— START DATA —

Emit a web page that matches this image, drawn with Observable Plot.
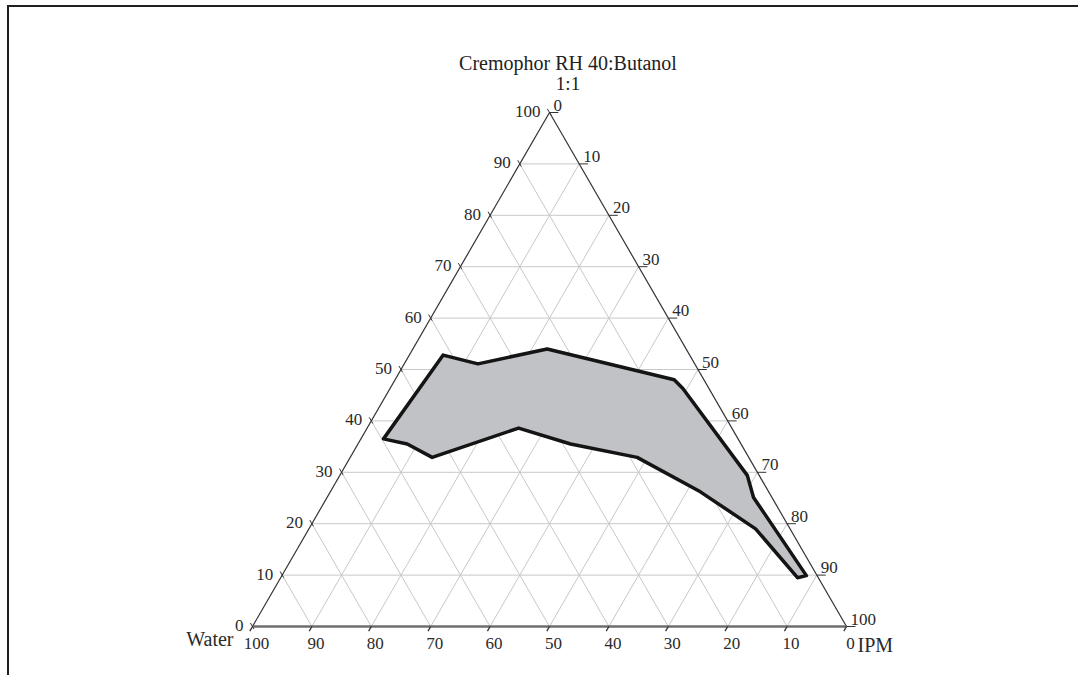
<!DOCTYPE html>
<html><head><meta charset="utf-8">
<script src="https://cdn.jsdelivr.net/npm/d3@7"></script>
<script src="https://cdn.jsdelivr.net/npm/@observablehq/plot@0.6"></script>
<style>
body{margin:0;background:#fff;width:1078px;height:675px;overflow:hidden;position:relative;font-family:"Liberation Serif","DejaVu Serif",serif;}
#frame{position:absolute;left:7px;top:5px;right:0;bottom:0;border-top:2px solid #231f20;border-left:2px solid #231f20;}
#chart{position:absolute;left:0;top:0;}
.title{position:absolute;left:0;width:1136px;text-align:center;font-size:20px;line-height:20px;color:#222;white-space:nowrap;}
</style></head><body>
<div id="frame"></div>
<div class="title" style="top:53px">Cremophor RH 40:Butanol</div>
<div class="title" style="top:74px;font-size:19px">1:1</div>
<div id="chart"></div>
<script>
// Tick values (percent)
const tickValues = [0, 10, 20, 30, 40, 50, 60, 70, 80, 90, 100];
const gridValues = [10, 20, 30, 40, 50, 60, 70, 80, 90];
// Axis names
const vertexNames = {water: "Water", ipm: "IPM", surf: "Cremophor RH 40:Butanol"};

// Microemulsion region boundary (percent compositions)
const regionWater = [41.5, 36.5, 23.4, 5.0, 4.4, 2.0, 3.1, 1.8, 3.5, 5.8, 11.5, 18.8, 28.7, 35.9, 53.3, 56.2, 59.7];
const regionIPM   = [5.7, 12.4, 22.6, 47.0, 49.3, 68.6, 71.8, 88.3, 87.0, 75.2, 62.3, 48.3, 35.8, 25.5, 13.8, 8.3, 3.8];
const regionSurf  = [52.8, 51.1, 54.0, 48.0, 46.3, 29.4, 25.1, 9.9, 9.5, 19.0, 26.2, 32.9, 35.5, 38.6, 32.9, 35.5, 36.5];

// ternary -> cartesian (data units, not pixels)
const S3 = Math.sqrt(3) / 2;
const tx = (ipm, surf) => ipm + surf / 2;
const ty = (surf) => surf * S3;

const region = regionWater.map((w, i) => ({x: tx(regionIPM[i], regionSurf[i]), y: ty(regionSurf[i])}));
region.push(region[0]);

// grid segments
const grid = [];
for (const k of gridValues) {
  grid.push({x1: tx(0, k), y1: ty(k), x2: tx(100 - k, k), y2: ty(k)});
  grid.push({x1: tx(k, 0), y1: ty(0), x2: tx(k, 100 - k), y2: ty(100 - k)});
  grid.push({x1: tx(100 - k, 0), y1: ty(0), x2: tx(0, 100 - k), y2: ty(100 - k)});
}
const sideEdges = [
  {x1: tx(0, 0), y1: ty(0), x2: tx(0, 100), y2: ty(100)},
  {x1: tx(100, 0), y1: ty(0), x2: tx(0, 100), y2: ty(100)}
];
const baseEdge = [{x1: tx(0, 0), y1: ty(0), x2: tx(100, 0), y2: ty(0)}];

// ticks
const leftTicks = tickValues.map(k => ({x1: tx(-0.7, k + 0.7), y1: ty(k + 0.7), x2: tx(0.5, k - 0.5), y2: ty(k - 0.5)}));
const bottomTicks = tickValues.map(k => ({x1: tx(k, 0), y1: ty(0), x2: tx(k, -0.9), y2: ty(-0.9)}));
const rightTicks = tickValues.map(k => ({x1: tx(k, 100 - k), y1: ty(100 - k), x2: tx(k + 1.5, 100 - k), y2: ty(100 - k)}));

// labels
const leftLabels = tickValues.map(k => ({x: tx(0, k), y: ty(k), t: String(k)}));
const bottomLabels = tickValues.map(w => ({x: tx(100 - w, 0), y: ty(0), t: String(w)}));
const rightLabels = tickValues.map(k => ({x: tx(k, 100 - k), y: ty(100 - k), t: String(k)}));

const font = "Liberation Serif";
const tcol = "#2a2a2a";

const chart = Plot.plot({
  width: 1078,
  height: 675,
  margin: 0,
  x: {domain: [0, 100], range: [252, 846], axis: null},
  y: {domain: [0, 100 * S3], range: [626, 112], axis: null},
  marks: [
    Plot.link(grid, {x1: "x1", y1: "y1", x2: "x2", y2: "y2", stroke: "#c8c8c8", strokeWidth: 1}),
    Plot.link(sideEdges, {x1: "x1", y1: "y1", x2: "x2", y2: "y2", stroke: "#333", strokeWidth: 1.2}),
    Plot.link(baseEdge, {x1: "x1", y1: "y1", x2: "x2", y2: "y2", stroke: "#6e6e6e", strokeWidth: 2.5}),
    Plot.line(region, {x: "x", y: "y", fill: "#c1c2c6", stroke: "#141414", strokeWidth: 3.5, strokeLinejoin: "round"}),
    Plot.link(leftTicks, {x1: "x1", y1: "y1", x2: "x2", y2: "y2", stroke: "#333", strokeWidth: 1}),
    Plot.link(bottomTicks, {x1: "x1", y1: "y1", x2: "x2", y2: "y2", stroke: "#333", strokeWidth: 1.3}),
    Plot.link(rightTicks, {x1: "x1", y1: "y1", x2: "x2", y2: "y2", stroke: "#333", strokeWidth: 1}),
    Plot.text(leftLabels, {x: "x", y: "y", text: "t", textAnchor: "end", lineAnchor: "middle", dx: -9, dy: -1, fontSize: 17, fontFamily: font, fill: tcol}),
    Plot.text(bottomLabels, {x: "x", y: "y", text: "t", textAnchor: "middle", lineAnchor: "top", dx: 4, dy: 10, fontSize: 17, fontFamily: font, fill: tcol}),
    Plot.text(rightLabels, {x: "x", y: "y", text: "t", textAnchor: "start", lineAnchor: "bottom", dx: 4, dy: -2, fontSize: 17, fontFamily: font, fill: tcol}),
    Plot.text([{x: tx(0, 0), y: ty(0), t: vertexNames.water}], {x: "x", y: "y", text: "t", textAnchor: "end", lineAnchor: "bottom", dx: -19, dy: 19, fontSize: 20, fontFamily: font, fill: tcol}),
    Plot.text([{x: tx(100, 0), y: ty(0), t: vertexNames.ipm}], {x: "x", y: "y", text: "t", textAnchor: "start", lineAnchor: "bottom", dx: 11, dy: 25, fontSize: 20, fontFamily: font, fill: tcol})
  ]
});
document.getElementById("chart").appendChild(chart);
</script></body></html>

— END DATA —

PROBLEM REQUIREMENTS
Strip out the pictures and quote the remaining data word for word.

THE OUTPUT
Emit a web page that matches this image, drawn with Observable Plot.
<!DOCTYPE html>
<html><head><meta charset="utf-8">
<script src="https://cdn.jsdelivr.net/npm/d3@7"></script>
<script src="https://cdn.jsdelivr.net/npm/@observablehq/plot@0.6"></script>
<style>
body{margin:0;background:#fff;width:1078px;height:675px;overflow:hidden;position:relative;font-family:"Liberation Serif","DejaVu Serif",serif;}
#frame{position:absolute;left:7px;top:5px;right:0;bottom:0;border-top:2px solid #231f20;border-left:2px solid #231f20;}
#chart{position:absolute;left:0;top:0;}
.title{position:absolute;left:0;width:1136px;text-align:center;font-size:20px;line-height:20px;color:#222;white-space:nowrap;}
</style></head><body>
<div id="frame"></div>
<div class="title" style="top:53px">Cremophor RH 40:Butanol</div>
<div class="title" style="top:74px;font-size:19px">1:1</div>
<div id="chart"></div>
<script>
// Tick values (percent)
const tickValues = [0, 10, 20, 30, 40, 50, 60, 70, 80, 90, 100];
const gridValues = [10, 20, 30, 40, 50, 60, 70, 80, 90];
// Axis names
const vertexNames = {water: "Water", ipm: "IPM", surf: "Cremophor RH 40:Butanol"};

// Microemulsion region boundary (percent compositions)
const regionWater = [41.5, 36.5, 23.4, 5.0, 4.4, 2.0, 3.1, 1.8, 3.5, 5.8, 11.5, 18.8, 28.7, 35.9, 53.3, 56.2, 59.7];
const regionIPM   = [5.7, 12.4, 22.6, 47.0, 49.3, 68.6, 71.8, 88.3, 87.0, 75.2, 62.3, 48.3, 35.8, 25.5, 13.8, 8.3, 3.8];
const regionSurf  = [52.8, 51.1, 54.0, 48.0, 46.3, 29.4, 25.1, 9.9, 9.5, 19.0, 26.2, 32.9, 35.5, 38.6, 32.9, 35.5, 36.5];

// ternary -> cartesian (data units, not pixels)
const S3 = Math.sqrt(3) / 2;
const tx = (ipm, surf) => ipm + surf / 2;
const ty = (surf) => surf * S3;

const region = regionWater.map((w, i) => ({x: tx(regionIPM[i], regionSurf[i]), y: ty(regionSurf[i])}));
region.push(region[0]);

// grid segments
const grid = [];
for (const k of gridValues) {
  grid.push({x1: tx(0, k), y1: ty(k), x2: tx(100 - k, k), y2: ty(k)});
  grid.push({x1: tx(k, 0), y1: ty(0), x2: tx(k, 100 - k), y2: ty(100 - k)});
  grid.push({x1: tx(100 - k, 0), y1: ty(0), x2: tx(0, 100 - k), y2: ty(100 - k)});
}
const sideEdges = [
  {x1: tx(0, 0), y1: ty(0), x2: tx(0, 100), y2: ty(100)},
  {x1: tx(100, 0), y1: ty(0), x2: tx(0, 100), y2: ty(100)}
];
const baseEdge = [{x1: tx(0, 0), y1: ty(0), x2: tx(100, 0), y2: ty(0)}];

// ticks
const leftTicks = tickValues.map(k => ({x1: tx(-0.7, k + 0.7), y1: ty(k + 0.7), x2: tx(0.5, k - 0.5), y2: ty(k - 0.5)}));
const bottomTicks = tickValues.map(k => ({x1: tx(k, 0), y1: ty(0), x2: tx(k, -0.9), y2: ty(-0.9)}));
const rightTicks = tickValues.map(k => ({x1: tx(k, 100 - k), y1: ty(100 - k), x2: tx(k + 1.5, 100 - k), y2: ty(100 - k)}));

// labels
const leftLabels = tickValues.map(k => ({x: tx(0, k), y: ty(k), t: String(k)}));
const bottomLabels = tickValues.map(w => ({x: tx(100 - w, 0), y: ty(0), t: String(w)}));
const rightLabels = tickValues.map(k => ({x: tx(k, 100 - k), y: ty(100 - k), t: String(k)}));

const font = "Liberation Serif";
const tcol = "#2a2a2a";

const chart = Plot.plot({
  width: 1078,
  height: 675,
  margin: 0,
  x: {domain: [0, 100], range: [252, 846], axis: null},
  y: {domain: [0, 100 * S3], range: [626, 112], axis: null},
  marks: [
    Plot.link(grid, {x1: "x1", y1: "y1", x2: "x2", y2: "y2", stroke: "#c8c8c8", strokeWidth: 1}),
    Plot.link(sideEdges, {x1: "x1", y1: "y1", x2: "x2", y2: "y2", stroke: "#333", strokeWidth: 1.2}),
    Plot.link(baseEdge, {x1: "x1", y1: "y1", x2: "x2", y2: "y2", stroke: "#6e6e6e", strokeWidth: 2.5}),
    Plot.line(region, {x: "x", y: "y", fill: "#c1c2c6", stroke: "#141414", strokeWidth: 3.5, strokeLinejoin: "round"}),
    Plot.link(leftTicks, {x1: "x1", y1: "y1", x2: "x2", y2: "y2", stroke: "#333", strokeWidth: 1}),
    Plot.link(bottomTicks, {x1: "x1", y1: "y1", x2: "x2", y2: "y2", stroke: "#333", strokeWidth: 1.3}),
    Plot.link(rightTicks, {x1: "x1", y1: "y1", x2: "x2", y2: "y2", stroke: "#333", strokeWidth: 1}),
    Plot.text(leftLabels, {x: "x", y: "y", text: "t", textAnchor: "end", lineAnchor: "middle", dx: -9, dy: -1, fontSize: 17, fontFamily: font, fill: tcol}),
    Plot.text(bottomLabels, {x: "x", y: "y", text: "t", textAnchor: "middle", lineAnchor: "top", dx: 4, dy: 10, fontSize: 17, fontFamily: font, fill: tcol}),
    Plot.text(rightLabels, {x: "x", y: "y", text: "t", textAnchor: "start", lineAnchor: "bottom", dx: 4, dy: -2, fontSize: 17, fontFamily: font, fill: tcol}),
    Plot.text([{x: tx(0, 0), y: ty(0), t: vertexNames.water}], {x: "x", y: "y", text: "t", textAnchor: "end", lineAnchor: "bottom", dx: -19, dy: 19, fontSize: 20, fontFamily: font, fill: tcol}),
    Plot.text([{x: tx(100, 0), y: ty(0), t: vertexNames.ipm}], {x: "x", y: "y", text: "t", textAnchor: "start", lineAnchor: "bottom", dx: 11, dy: 25, fontSize: 20, fontFamily: font, fill: tcol})
  ]
});
document.getElementById("chart").appendChild(chart);
</script></body></html>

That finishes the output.